What came clear to me was something that I’ve known for a while but did not fully grasp the magnitude until today. Human beings come into the world oriented to the unknown and strive to pretend that we are oriented to the known. We make meaning of chaos. And, what is chaos really? It’s a made up concept. It means, “I don’t know!” It has no use outside of the human need to make story and project order onto the world. It’s like the word, “wild.” Wild is only useful when there is an expectation of tame. Chaos is only meaningful relative to an expectation of order. Both are categories. One is generally comfortable because it provides the illusion of control and the other is uncomfortable because the illusion is of no control. Tame and wild follow the same general principle. I was in the Northridge earthquake in Los Angeles and as the earth threw my house off of it’s foundation and hurtled me through the air, I learned that control was not mine to assign. I learned that wild is tame and tame is wild and chaos drives order and order collapses into chaos. It’s a dance.

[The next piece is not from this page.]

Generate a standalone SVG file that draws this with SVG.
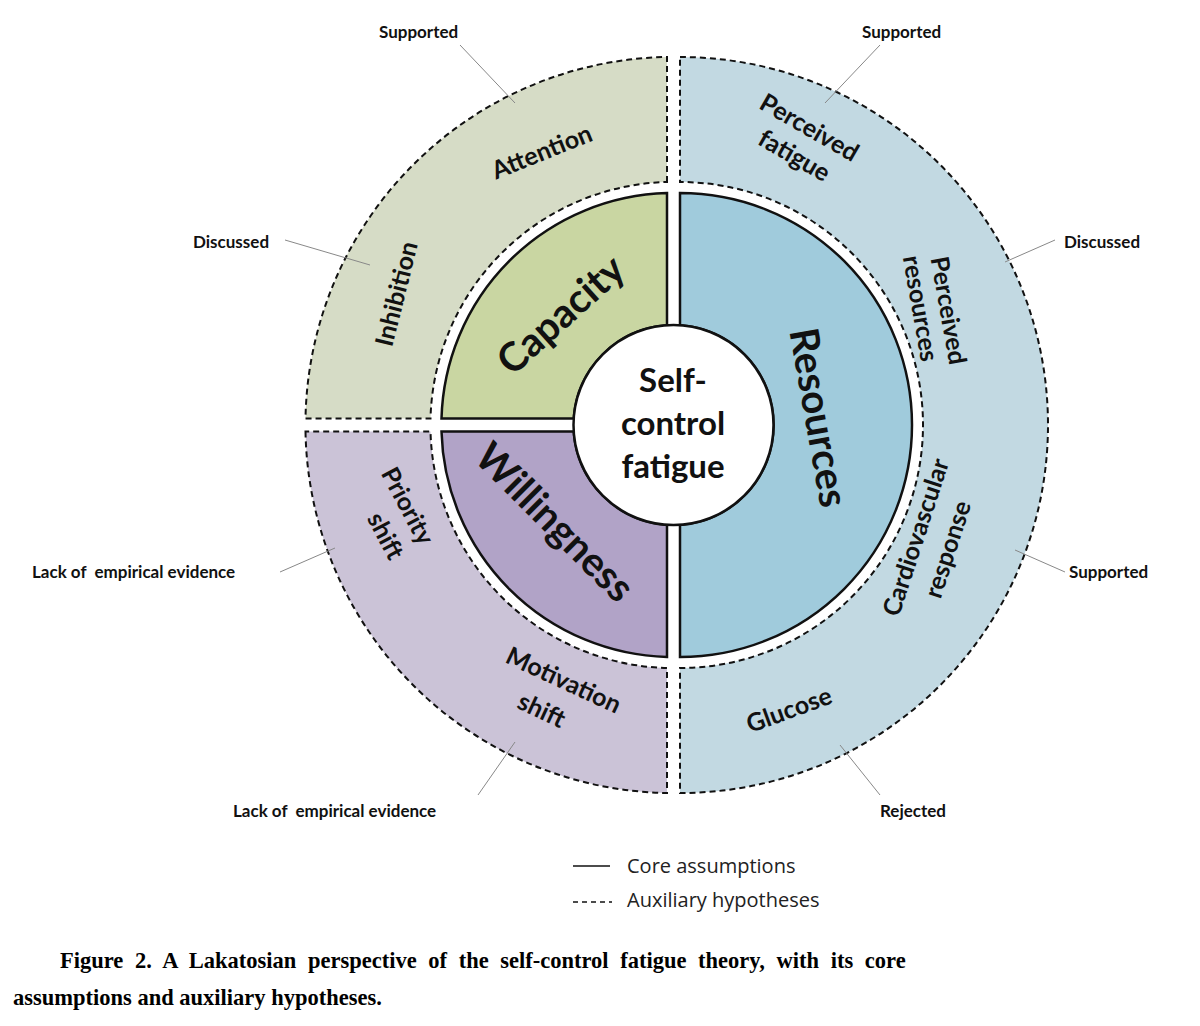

It’s not the nouns that matter. It’s the verbs. It is the movement. Nothing is static. Nothing is fixed. The answers are not important. The questions matter, it is the conversation and the relationship that hold the real stuff of life. Questions and relationships are fluid. They move. Orient to the unknown and you orient to the questions. The questions will open you to discovery. Orient to the known and you orient to the answers. The answers will close you to rules and righteousness. This would seem obvious but it is not. The most potent revelation of all: how you orient is a choice. Choose to open or choose to close. Orient to the unknown or orient to the known. Orient to the infinite game or to the finite. Choose your experience.